Оставшись одна у себя в комнате, я достала портрет моего дорогого отца, покрыла его поцелуями и пообещала покойному любить его на небесах не меньше, чем на земле. С того дня я ни разу не произнесла этого святого имени в присутствии матери; я схоронила мое сокровище в самых потаенных глубинах своих мыслей, и имя это слетало с моих губ только при встрече с товарищами по оружию моего возлюбленного отца или его солдатами, с которыми мы обменивались воспоминаниями и горестями».[13]
Я уже говорил, что Мари Каппель, будь у нее хороший наставник, могла бы стать замечательным писателем, писателем с даром экспрессии. Мне кажется, что три приведенных мною отрывка бесспорно доказывают это утверждение.
Господин де Коэорн владел небольшим замком, который, возможно, был живописнее, чем Виллер-Элон, но для Мари Каппель он не стал вторым Виллер-Элоном. Виллер-Элон хранил все ее воспоминания: там умерла ее бабушка, там появилась на свет она сама, там она жила под защитой двух крыл, одно из которых сломалось, а другое сложилось само собой; несчастная сирота не променяла бы Виллер-Элон и на Версаль. Но ей пришлось покинуть Виллер-Элон и отправиться в Иттенвиллер.
Однако Виллер-Элон оставался подлинным семейным гнездом, и г-жа Каппель, забеременев, решила приехать туда рожать.
Какой радостью явилось для Мари Каппель их возвращение! Как знать, не стала ли эта радость противовесом той боли, какую причинило ей рождение новой сестры? Мари Каппель ни слова не говорит о своих тогдашних страданиях, но вполне очевидно, что это живое свидетельство неверности матери первому мужу должно было пробудить в ее сердце, исполненном благоговейной любви к отцу, жестокую ревность; тем не менее, вновь оказавшись в объятиях деда, под сенью все тех же чудесных деревьев, где она будет читать «Историю Карла XII» и «Историю флибустьеров», Мари обретает свою прежнюю веселость и, с непринужденностью и веселостью г-жи де Жирарден в ее лучшие годы, набрасывает портреты некоторых из своих соседей, то есть обитателей или владельцев замков, расположенных вблизи Виллер-Элона.

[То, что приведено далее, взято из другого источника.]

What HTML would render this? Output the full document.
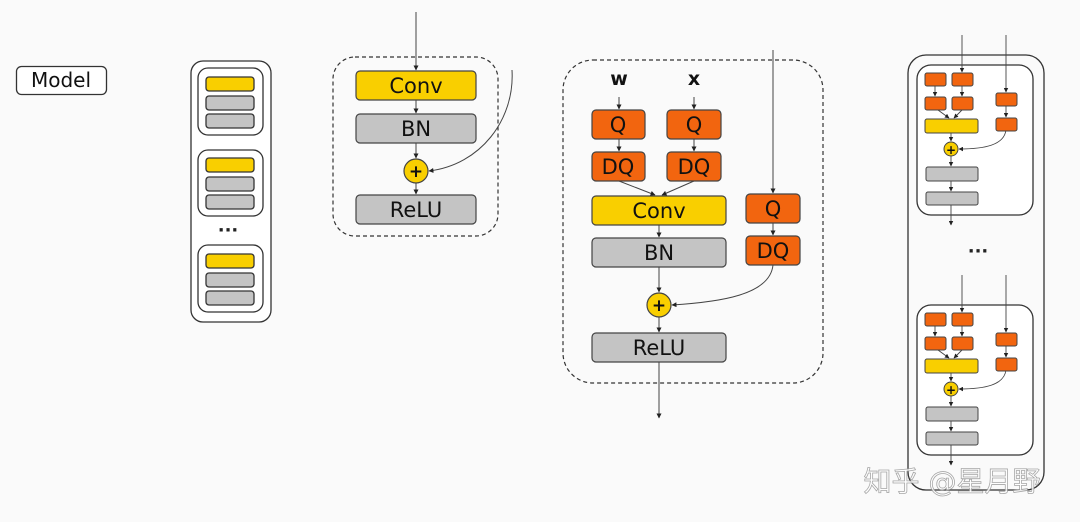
<!DOCTYPE html>
<html><head><meta charset="utf-8"><style>
html,body{margin:0;padding:0;background:#fafafa;}
svg{display:block;}
text{font-family:"DejaVu Sans","Liberation Sans",sans-serif;}
</style></head><body>
<svg width="1080" height="522" viewBox="0 0 1080 522" xmlns="http://www.w3.org/2000/svg">
<defs>
<marker id="s" viewBox="0 0 10 10" refX="9" refY="5" markerWidth="5" markerHeight="5" orient="auto"><path d="M0,0 L10,5 L0,10 z" fill="#222"/></marker>
</defs>
<rect width="1080" height="522" fill="#fafafa"/>

<!-- Model -->
<rect x="16.5" y="66.5" width="90" height="28" rx="5" fill="#fff" stroke="#333" stroke-width="1.3"/>
<text x="61" y="87" font-size="20" text-anchor="middle" fill="#111">Model</text>

<!-- left column -->
<g stroke="#333" stroke-width="1.3">
<rect x="191" y="61" width="80" height="261" rx="12" fill="#fff"/>
<rect x="198" y="68" width="65" height="67" rx="10" fill="#fff"/>
<rect x="198" y="150" width="65" height="66" rx="10" fill="#fff"/>
<rect x="198" y="245" width="65" height="67" rx="10" fill="#fff"/>
<rect x="206" y="77" width="48" height="14" rx="3" fill="#f9cf00"/>
<rect x="206" y="96" width="48" height="14" rx="3" fill="#c4c4c4"/>
<rect x="206" y="114" width="48" height="14" rx="3" fill="#c4c4c4"/>
<rect x="206" y="158" width="48" height="14" rx="3" fill="#f9cf00"/>
<rect x="206" y="177" width="48" height="14" rx="3" fill="#c4c4c4"/>
<rect x="206" y="195" width="48" height="14" rx="3" fill="#c4c4c4"/>
<rect x="206" y="254" width="48" height="14" rx="3" fill="#f9cf00"/>
<rect x="206" y="273" width="48" height="14" rx="3" fill="#c4c4c4"/>
<rect x="206" y="291" width="48" height="14" rx="3" fill="#c4c4c4"/>
</g>
<text x="228" y="236" font-size="18" font-weight="bold" text-anchor="middle" fill="#222">···</text>

<!-- middle block -->
<rect x="333" y="57" width="165" height="179" rx="22" fill="none" stroke="#333" stroke-width="1.2" stroke-dasharray="4,3"/>
<g stroke="#444" stroke-width="1" fill="none">
<line x1="416" y1="12" x2="416" y2="70" marker-end="url(#s)"/>
<line x1="416" y1="100" x2="416" y2="113" marker-end="url(#s)"/>
<line x1="416" y1="143" x2="416" y2="158" marker-end="url(#s)"/>
<line x1="416" y1="183" x2="416" y2="194" marker-end="url(#s)"/>
<path d="M512,70 C515,120 480,165 429,171" marker-end="url(#s)"/>
</g>
<g stroke="#444" stroke-width="1.2">
<rect x="356" y="71" width="120" height="29" rx="4" fill="#f9cf00"/>
<rect x="356" y="114" width="120" height="29" rx="4" fill="#c4c4c4"/>
<rect x="356" y="195" width="120" height="29" rx="4" fill="#c4c4c4"/>
<circle cx="416" cy="171" r="12" fill="#f9cf00"/>
</g>
<g font-size="21" text-anchor="middle" fill="#111">
<text x="416" y="93">Conv</text><text x="416" y="136">BN</text><text x="416" y="217">ReLU</text>
</g>
<text x="416" y="177" font-size="17" font-weight="bold" text-anchor="middle" fill="#111">+</text>

<!-- big block -->
<rect x="563" y="60" width="260" height="323" rx="30" fill="none" stroke="#333" stroke-width="1.2" stroke-dasharray="4,3"/>
<g font-size="19" font-weight="bold" text-anchor="middle" fill="#111"><text x="619" y="85">w</text><text x="694" y="85">x</text></g>
<g stroke="#444" stroke-width="1" fill="none">
<line x1="619" y1="97" x2="619" y2="109" marker-end="url(#s)"/>
<line x1="694" y1="97" x2="694" y2="109" marker-end="url(#s)"/>
<line x1="619" y1="139" x2="619" y2="151" marker-end="url(#s)"/>
<line x1="694" y1="139" x2="694" y2="151" marker-end="url(#s)"/>
<line x1="619" y1="181" x2="655" y2="195" marker-end="url(#s)"/>
<line x1="694" y1="181" x2="662" y2="195" marker-end="url(#s)"/>
<line x1="659" y1="225" x2="659" y2="237" marker-end="url(#s)"/>
<line x1="659" y1="267" x2="659" y2="292" marker-end="url(#s)"/>
<line x1="659" y1="317" x2="659" y2="332" marker-end="url(#s)"/>
<line x1="659" y1="362" x2="659" y2="418" marker-end="url(#s)"/>
<line x1="773" y1="50" x2="773" y2="193" marker-end="url(#s)"/>
<line x1="773" y1="223" x2="773" y2="235" marker-end="url(#s)"/>
<path d="M773,265 C770,295 720,302 672,305" marker-end="url(#s)"/>
</g>
<g stroke="#444" stroke-width="1.2">
<rect x="592" y="110" width="53" height="29" rx="4" fill="#f2650f"/>
<rect x="667" y="110" width="54" height="29" rx="4" fill="#f2650f"/>
<rect x="592" y="152" width="53" height="29" rx="4" fill="#f2650f"/>
<rect x="667" y="152" width="54" height="29" rx="4" fill="#f2650f"/>
<rect x="746" y="194" width="54" height="29" rx="4" fill="#f2650f"/>
<rect x="746" y="236" width="54" height="29" rx="4" fill="#f2650f"/>
<rect x="592" y="196" width="134" height="29" rx="4" fill="#f9cf00"/>
<rect x="592" y="238" width="134" height="29" rx="4" fill="#c4c4c4"/>
<rect x="592" y="333" width="134" height="29" rx="4" fill="#c4c4c4"/>
<circle cx="659" cy="305" r="12" fill="#f9cf00"/>
</g>
<g font-size="21" text-anchor="middle" fill="#111">
<text x="618" y="132">Q</text><text x="694" y="132">Q</text>
<text x="618" y="174">DQ</text><text x="694" y="174">DQ</text>
<text x="773" y="216">Q</text><text x="773" y="258">DQ</text>
<text x="659" y="218">Conv</text><text x="659" y="260">BN</text><text x="659" y="355">ReLU</text>
</g>
<text x="659" y="311" font-size="17" font-weight="bold" text-anchor="middle" fill="#111">+</text>

<!-- right column -->
<rect x="908" y="55" width="136" height="435" rx="18" fill="none" stroke="#333" stroke-width="1.3"/>
<text x="978" y="257" font-size="18" font-weight="bold" text-anchor="middle" fill="#222">···</text>
<g id="blk">
<rect x="917" y="65" width="116" height="150" rx="14" fill="#fff" stroke="#333" stroke-width="1.3"/>
<g stroke="#444" stroke-width="0.9" fill="none">
<line x1="962" y1="35" x2="962" y2="72" marker-end="url(#s)"/>
<line x1="1006" y1="35" x2="1006" y2="92" marker-end="url(#s)"/>
<line x1="935" y1="86" x2="935" y2="96" marker-end="url(#s)"/>
<line x1="962" y1="86" x2="962" y2="96" marker-end="url(#s)"/>
<line x1="1006" y1="106" x2="1006" y2="117" marker-end="url(#s)"/>
<line x1="938" y1="110" x2="949" y2="118" marker-end="url(#s)"/>
<line x1="962" y1="110" x2="954" y2="118" marker-end="url(#s)"/>
<line x1="951" y1="133" x2="951" y2="141" marker-end="url(#s)"/>
<line x1="951" y1="156" x2="951" y2="166" marker-end="url(#s)"/>
<line x1="951" y1="181" x2="951" y2="191" marker-end="url(#s)"/>
<line x1="951" y1="205" x2="951" y2="225" marker-end="url(#s)"/>
<path d="M1006,130 C1004,145 985,149 959,149" marker-end="url(#s)"/>
</g>
<g stroke="#444" stroke-width="1">
<rect x="925" y="73" width="21" height="13" rx="2" fill="#f2650f"/>
<rect x="952" y="73" width="21" height="13" rx="2" fill="#f2650f"/>
<rect x="925" y="97" width="21" height="13" rx="2" fill="#f2650f"/>
<rect x="952" y="97" width="21" height="13" rx="2" fill="#f2650f"/>
<rect x="996" y="93" width="21" height="13" rx="2" fill="#f2650f"/>
<rect x="996" y="118" width="21" height="13" rx="2" fill="#f2650f"/>
<rect x="925" y="119" width="53" height="14" rx="2" fill="#f9cf00"/>
<rect x="926" y="167" width="52" height="14" rx="2" fill="#c4c4c4"/>
<rect x="926" y="192" width="52" height="13" rx="2" fill="#c4c4c4"/>
<circle cx="951" cy="149" r="7" fill="#f9cf00"/>
</g>
<text x="951" y="154" font-size="12" text-anchor="middle" fill="#111" font-weight="bold">+</text>
</g>
<use href="#blk" transform="translate(0,240)"/>

<text x="952" y="491" font-size="28" text-anchor="middle" fill="#fff" stroke="#999" stroke-width="0.8" font-family="'Noto Sans CJK SC',sans-serif" opacity="0.85">知乎 @星月野</text>
</svg>
</body></html>
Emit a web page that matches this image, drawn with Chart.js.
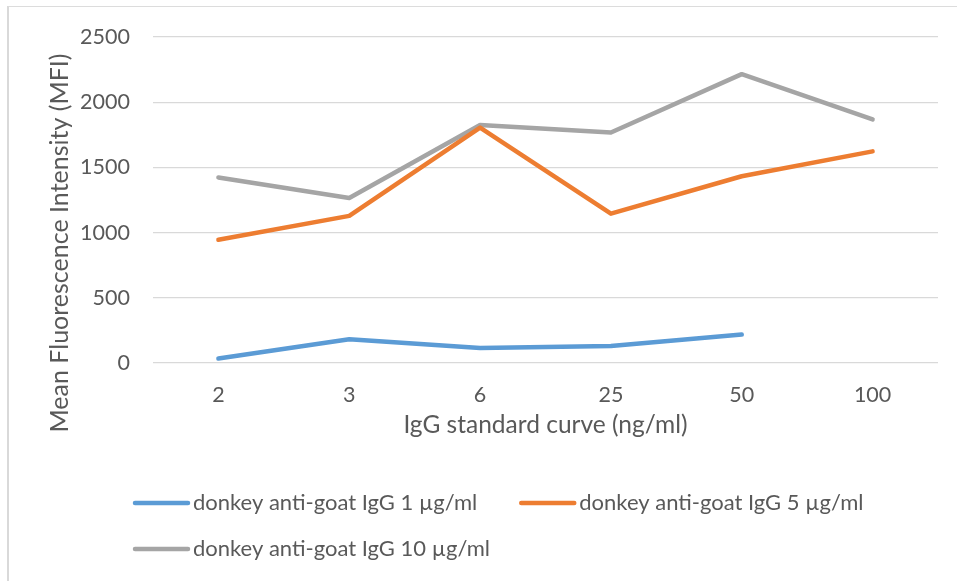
<!DOCTYPE html>
<html>
<head>
<meta charset="utf-8">
<script src="https://cdn.jsdelivr.net/npm/chart.js@4.4.1/dist/chart.umd.min.js"></script>
<style>
  html, body { margin: 0; padding: 0; background: #fff; overflow: hidden; }
  #wrap { position: relative; width: 957px; height: 581px; }
  #frame { position: absolute; left: 7px; top: 6px; width: 1000px; height: 1000px;
           border-left: 2px solid #d9d9d9; border-top: 1.5px solid #dcdcdc; }
  canvas { position: absolute; left: 0; top: 0; }
</style>
</head>
<body>
<div id="wrap">
  <div id="frame"></div>
  <canvas id="mfiChart" width="957" height="581"></canvas>
</div>
<script>
// concentrations of the IgG standard curve (ng/ml)
const categories = ["2", "3", "6", "25", "50", "100"];

// MFI values
const igg1 = [34, 182, 115, 131, 218, null];
const igg5 = [945, 1128, 1805, 1145, 1432, 1623];
const igg10 = [1423, 1265, 1825, 1768, 2215, 1868];

const seriesNames = [
    "donkey anti-goat IgG 1 µg/ml",
    "donkey anti-goat IgG 5 µg/ml",
    "donkey anti-goat IgG 10 µg/ml",
];

const yTicks = [0, 500, 1000, 1500, 2000, 2500];
const yTitle = "Mean Fluorescence Intensity (MFI)";

const textColor = "#595959";
const fontFamily = "Lato, 'Liberation Sans', sans-serif";

// excel style extras: y title centred lower than the plot, legend rows starting on the left
const excelLayout = {
    id: "excelLayout",
    afterDraw(chart) {
        const ctx = chart.ctx;
        ctx.save();

        // y axis title
        ctx.save();
        ctx.translate(60, 243);
        ctx.rotate(-Math.PI / 2);
        ctx.font = "25px " + fontFamily;
        ctx.fillStyle = textColor;
        ctx.textAlign = "center";
        ctx.textBaseline = "middle";
        ctx.fillText(yTitle, 0, 0);
        ctx.restore();

        // legend: short line, text right after it
        const startX = 133;
        const rowY = [503, 549];
        const lineLen = 57;
        let x = startX;
        let row = 0;
        ctx.font = "22px " + fontFamily;
        ctx.textBaseline = "middle";
        ctx.textAlign = "left";
        chart.data.datasets.forEach(function (ds) {
            const w = lineLen + 3 + ctx.measureText(ds.label).width;
            if (x > startX && x + w > 900) {
                row++;
                x = startX;
            }
            const y = rowY[row];
            ctx.strokeStyle = ds.borderColor;
            ctx.lineWidth = 4.5;
            ctx.lineCap = "round";
            ctx.beginPath();
            ctx.moveTo(x + 2, y);
            ctx.lineTo(x + lineLen - 2, y);
            ctx.stroke();
            ctx.fillStyle = textColor;
            ctx.fillText(ds.label, x + lineLen + 3, y);
            x += w + 42;
        });
        ctx.restore();
    },
};

const ctx = document.getElementById("mfiChart").getContext("2d");
const mfiChart = new Chart(ctx, {
    type: "line",
    data: {
        labels: categories,
        datasets: [
            { label: seriesNames[0], data: igg1, borderColor: "#5b9bd5" },
            { label: seriesNames[1], data: igg5, borderColor: "#ed7d31" },
            { label: seriesNames[2], data: igg10, borderColor: "#a5a5a5" },
        ],
    },
    options: {
        responsive: false,
        animation: false,
        layout: { padding: { top: 37, right: 19, bottom: 128, left: 0 } },
        elements: {
            line: { borderWidth: 4.5, borderCapStyle: "round", borderJoinStyle: "round", tension: 0 },
            point: { radius: 0, hoverRadius: 0 },
        },
        plugins: {
            legend: { display: false },
            tooltip: { enabled: false },
        },
        scales: {
            x: {
                offset: true,
                grid: { display: false, drawTicks: false },
                border: { display: false },
                ticks: { color: textColor, font: { family: fontFamily, size: 21.5 }, padding: 19, maxRotation: 0 },
                title: {
                    display: true,
                    text: "IgG standard curve (ng/ml)",
                    color: textColor,
                    font: { family: fontFamily, size: 24.5 },
                    padding: { top: 0, bottom: 13 },
                },
                afterFit(scale) { scale.height = 90; },
            },
            y: {
                min: 0,
                max: 2500,
                afterBuildTicks(scale) { scale.ticks = yTicks.map(function (v) { return { value: v }; }); },
                grid: { color: "#d9d9d9", lineWidth: 1.3, drawTicks: false },
                border: { display: false },
                ticks: {
                    color: textColor,
                    font: { family: fontFamily, size: 21.5 },
                    padding: 23,
                    callback: function (value) { return String(value); },
                },
                afterFit(scale) { scale.width = 153; },
            },
        },
    },
    plugins: [excelLayout],
});
</script>
</body>
</html>
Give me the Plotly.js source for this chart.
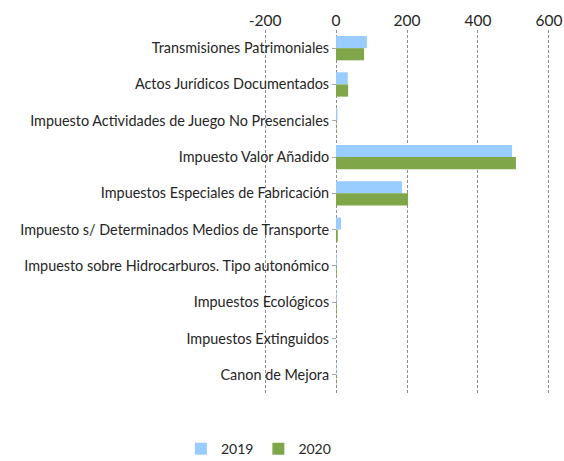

«Несколько глубже в лесу, — говорит она, — находится Монгобер, принадлежавший вначале генералу Леклеру, затем княгине Экмюлъской и, наконец, г-же де Камбасерес, чье очаровательное личико обнаруживает ее родство с семейством Боргезе; Вальсери, очаровательное поместье одного старого друга моего деда; Сен-Реми, владение г-на Девиолена, хранителя лесов и отца семейства, включающего целый букет очаровательных дочерей и одного сына; и, наконец, Корси, своеобразный небольшой замок, обладающий конструкцией столь же причудливой, что и рассудок его хозяйки, г-жи де Монбретон, дочери мукомола из Бове, жены некоего г-на Марке, чей отец был… по слухам, лакеем, но я предпочту из вежливости написать: управляющим у какого-то знатного вельможи. Во время Террора она была заключена в тюрьму и, обосновывая этим преследованием благородство своего происхождения, пожелала быть не только несчастной жертвой, но и благородной. Дабы украсить имя Монбретон, то ли позаимствованное, то ли отысканное неизвестно где, во времена Империи она купила за немалые деньги, посыпанные отцовской мукой, титул графини, а позднее добыла для мужа должность главного конюшего княгини Боргезе. После возвращения Бурбонов она затесалась в ряды роялистов, сделалась большой барыней, окружила себя родовитыми приживалками и комнатными собачками с длинной родословной и рассорилась с моим дедом, поскольку ей претили его разночинное происхождение и либеральные воззрения. Во время революции 1830 года она бежала из Парижа и, под влиянием всесильного страха вспомнив о своем старом друге Колларе, возвратилась сюда под его защиту. Я много чего слышала о графине: она заставляла бледнеть даже самых раскрепощенных из ее биографов.